The journal Academic Emergency Medicine recently debated the same issue. Chisolm and colleagues argued that there is no need to include drug company advertising in medical journals.15 They contended that their mission is ‘To improve patient care by advancing research and education in emergency medicine’ and that accepting pharmaceutical advertising would directly conflict with that mission. Similarly, at EMA our mission is ‘To fairly publish valid emergency medicine related scientific information . . .’. It is clear that publishing drug company advertisements directly violates this mission, as these advertisements are not valid emergency medicine-related scientific information.

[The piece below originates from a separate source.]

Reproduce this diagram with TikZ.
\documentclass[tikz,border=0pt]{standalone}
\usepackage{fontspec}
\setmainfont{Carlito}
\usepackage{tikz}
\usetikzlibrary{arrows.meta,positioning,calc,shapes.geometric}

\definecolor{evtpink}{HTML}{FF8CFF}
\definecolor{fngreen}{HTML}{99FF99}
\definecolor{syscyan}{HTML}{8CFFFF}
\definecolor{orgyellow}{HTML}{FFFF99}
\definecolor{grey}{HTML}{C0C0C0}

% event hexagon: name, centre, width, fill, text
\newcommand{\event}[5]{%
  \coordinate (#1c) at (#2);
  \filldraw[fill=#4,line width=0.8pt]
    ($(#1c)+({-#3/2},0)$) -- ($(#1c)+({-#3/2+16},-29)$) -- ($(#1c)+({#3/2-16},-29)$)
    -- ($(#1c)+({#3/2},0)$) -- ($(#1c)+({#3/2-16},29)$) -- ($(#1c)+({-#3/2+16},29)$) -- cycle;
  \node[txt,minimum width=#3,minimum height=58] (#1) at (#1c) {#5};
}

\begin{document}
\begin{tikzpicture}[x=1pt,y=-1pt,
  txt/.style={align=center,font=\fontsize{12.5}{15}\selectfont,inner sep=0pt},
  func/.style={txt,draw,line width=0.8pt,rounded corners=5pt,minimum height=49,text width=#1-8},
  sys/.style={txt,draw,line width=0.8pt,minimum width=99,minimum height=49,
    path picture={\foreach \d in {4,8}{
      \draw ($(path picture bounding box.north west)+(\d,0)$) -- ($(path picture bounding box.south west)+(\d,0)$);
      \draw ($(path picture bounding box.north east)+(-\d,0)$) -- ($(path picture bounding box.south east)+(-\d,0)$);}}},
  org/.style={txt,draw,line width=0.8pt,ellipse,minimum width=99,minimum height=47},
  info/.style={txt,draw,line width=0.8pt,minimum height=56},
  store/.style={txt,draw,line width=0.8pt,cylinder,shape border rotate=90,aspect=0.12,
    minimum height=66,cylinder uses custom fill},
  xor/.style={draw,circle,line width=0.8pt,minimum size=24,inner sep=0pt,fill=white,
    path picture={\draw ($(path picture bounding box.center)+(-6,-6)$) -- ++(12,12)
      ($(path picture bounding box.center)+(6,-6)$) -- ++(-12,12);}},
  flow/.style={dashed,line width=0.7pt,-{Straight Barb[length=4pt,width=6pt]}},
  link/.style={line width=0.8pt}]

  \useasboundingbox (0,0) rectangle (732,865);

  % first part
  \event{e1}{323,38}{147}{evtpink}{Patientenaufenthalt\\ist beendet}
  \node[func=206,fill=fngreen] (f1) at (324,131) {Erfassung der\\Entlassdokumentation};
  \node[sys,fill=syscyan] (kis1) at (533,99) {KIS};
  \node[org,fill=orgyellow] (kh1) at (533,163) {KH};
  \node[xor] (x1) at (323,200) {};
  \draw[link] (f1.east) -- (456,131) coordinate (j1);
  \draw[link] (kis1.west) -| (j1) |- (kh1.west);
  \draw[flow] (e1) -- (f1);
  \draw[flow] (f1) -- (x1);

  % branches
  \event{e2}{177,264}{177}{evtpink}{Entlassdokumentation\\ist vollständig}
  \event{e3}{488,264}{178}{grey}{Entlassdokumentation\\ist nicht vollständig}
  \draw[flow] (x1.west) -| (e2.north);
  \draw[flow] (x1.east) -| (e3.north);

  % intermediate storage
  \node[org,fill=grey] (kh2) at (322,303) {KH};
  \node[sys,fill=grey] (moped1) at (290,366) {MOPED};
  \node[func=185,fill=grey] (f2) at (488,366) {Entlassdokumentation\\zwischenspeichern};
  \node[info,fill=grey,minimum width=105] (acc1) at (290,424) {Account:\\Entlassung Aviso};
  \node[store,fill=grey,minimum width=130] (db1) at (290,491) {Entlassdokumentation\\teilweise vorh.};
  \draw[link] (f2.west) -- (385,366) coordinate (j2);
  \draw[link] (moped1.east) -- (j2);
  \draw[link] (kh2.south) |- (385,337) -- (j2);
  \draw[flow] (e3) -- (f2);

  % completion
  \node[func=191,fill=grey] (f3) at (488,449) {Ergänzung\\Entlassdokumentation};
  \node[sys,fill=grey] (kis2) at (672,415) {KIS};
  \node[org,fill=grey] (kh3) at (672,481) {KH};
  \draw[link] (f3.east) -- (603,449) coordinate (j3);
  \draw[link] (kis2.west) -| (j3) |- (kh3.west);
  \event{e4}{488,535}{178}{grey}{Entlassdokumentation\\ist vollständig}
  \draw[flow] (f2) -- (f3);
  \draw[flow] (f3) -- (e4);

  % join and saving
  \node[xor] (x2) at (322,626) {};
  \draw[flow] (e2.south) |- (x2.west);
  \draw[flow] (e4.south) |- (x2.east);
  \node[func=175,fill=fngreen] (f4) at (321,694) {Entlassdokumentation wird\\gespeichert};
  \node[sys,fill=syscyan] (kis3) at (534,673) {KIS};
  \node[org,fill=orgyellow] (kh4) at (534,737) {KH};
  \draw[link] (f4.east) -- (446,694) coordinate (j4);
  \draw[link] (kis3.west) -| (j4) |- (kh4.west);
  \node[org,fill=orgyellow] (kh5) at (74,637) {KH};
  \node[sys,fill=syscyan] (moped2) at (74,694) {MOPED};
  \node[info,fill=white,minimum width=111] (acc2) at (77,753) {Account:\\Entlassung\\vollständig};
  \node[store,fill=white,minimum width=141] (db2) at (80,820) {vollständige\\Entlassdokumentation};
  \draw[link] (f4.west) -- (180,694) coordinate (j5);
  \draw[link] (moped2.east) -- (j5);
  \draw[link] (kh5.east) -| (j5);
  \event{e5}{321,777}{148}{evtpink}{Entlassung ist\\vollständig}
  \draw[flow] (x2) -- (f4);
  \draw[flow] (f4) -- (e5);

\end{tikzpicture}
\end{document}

Claims made about particular pharmaceuticals in advertisements placed in medical journals are often not supported by evidence that is of either reasonable quality or independent.16,17 Also drug companies publish information about the economic benefits of prescribing their products, again with poor quality supporting evidence.18 Moreover, there is evidence that drug company advertising can threaten the editorial independence of journals. Fugh-Bergman et al. cite several instances of conflict between journal editorial decisions and drug company advertising, which on one occasion in 1993 ultimately led to the resignation of the co-editors of Annals of Internal Medicine.13
Prominent past and present journal editors have raised serious concerns about the influence of the drug industry in medicine.1 These include Richard Horton (Lancet) who says: ‘Journals have devolved into information laundering operations for the pharmaceutical industry’; Richard Smith (British Medical Journal) who describes medical journals as ‘an extension of the marketing arm of pharmaceutical companies’; and Marcia Angell (NEJM) who describes the pharmaceutical industry as: ‘Primarily a marketing machine to sell drugs of dubious benefit . . .’. Unfortunately, these views have not been translated into action; all three journals not only accept drug company advertising, but keenly solicit it.

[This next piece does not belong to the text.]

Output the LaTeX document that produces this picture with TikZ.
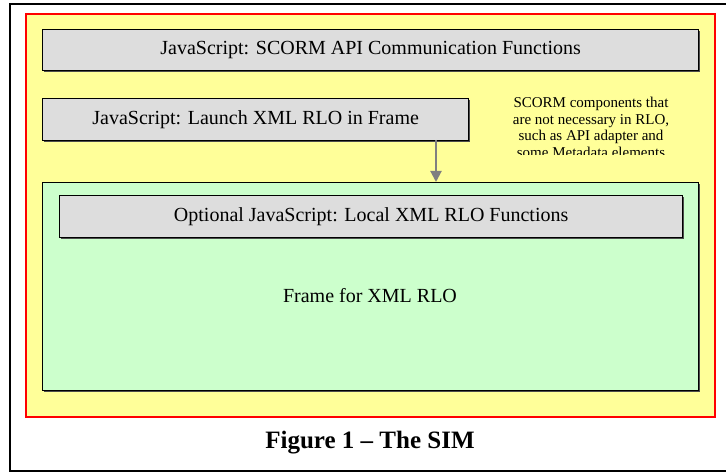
\documentclass[tikz,border=0pt]{standalone}
\usepackage{fontspec}
\setmainfont{Liberation Serif}
\usetikzlibrary{arrows.meta,shadows}
\definecolor{fillyellow}{RGB}{255,255,153}
\definecolor{fillgreen}{RGB}{204,255,204}
\definecolor{fillgray}{RGB}{221,221,221}
\definecolor{arrowgray}{RGB}{128,128,128}
\tikzset{
  boxshadow/.style={drop shadow={shadow xshift=1.5pt,shadow yshift=-1.5pt,fill=black!70,opacity=1}},
  graybox/.style={draw=black,line width=1.3pt,fill=fillgray,boxshadow},
  greenbox/.style={draw=black,line width=1.3pt,fill=fillgreen,boxshadow},
  redframe/.style={draw=red,line width=2pt,fill=fillyellow},
  boxtext/.style={font=\fontsize{20}{24}\selectfont},
}
\begin{document}
\begin{tikzpicture}[x=1pt,y=-1pt]
\useasboundingbox (0,0) rectangle (726,473);
\draw[line width=1.5pt] (10,4) rectangle (727,471);
\draw[redframe] (26,14) rectangle (715,417);
\node[graybox,minimum width=656pt,minimum height=41pt,inner sep=0pt,anchor=north west,boxtext] (api) at (42,29) {JavaScript: SCORM API Communication Functions};
\node[graybox,minimum width=426pt,minimum height=42pt,inner sep=0pt,anchor=north west,boxtext] (launch) at (42,98) {JavaScript: Launch XML RLO in Frame};
\node[greenbox,minimum width=656pt,minimum height=208pt,inner sep=0pt,anchor=north west] (frame) at (42,182) {};
\node[boxtext] (framelabel) at (370,296) {Frame for XML RLO};
\node[graybox,minimum width=623pt,minimum height=42pt,inner sep=0pt,anchor=north west,boxtext] (local) at (59,195) {Optional JavaScript: Local XML RLO Functions};
\coordinate (arrstart) at (436,140);
\draw[draw=arrowgray,line width=2pt,-{Triangle[length=11pt,width=11pt,fill=arrowgray]}] (arrstart) -- (arrstart |- frame.north);
\begin{scope}
\clip (500,90) rectangle (710,155);
\node[align=center,font=\fontsize{15}{16.5}\selectfont,anchor=north,inner sep=0pt] (note) at (591,97) {SCORM components that\\are not necessary in RLO,\\such as API adapter and\\some Metadata elements};
\end{scope}
\node[font=\bfseries\fontsize{25}{30}\selectfont] (caption) at (370,443) {Figure 1 – The SIM};
\end{tikzpicture}
\end{document}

Only a few journals, such as PLoS Medicine, have actively taken a stand against drug advertising by pharmaceutical companies. This is a difficult decision as drug company advertising makes good money not only for the drug companies, but also for the journal, and any sponsoring physician organization that publishes the journal, that might make up 10% or more of their total annual revenue.13 This represents a significant income stream for a journal, upon which it might come to rely.
Doctors need to stop being used as agents of the drug industry in the complex financial arrangement between drug companies and consumers. It is time to show leadership and make a stand, and medical journals have a critical role to play in this. At EMA we have therefore drawn a line in the sand, and have stopped all drug advertising forthwith. We invite other journals to show their support and follow suit, by declaring their hand and doing the same.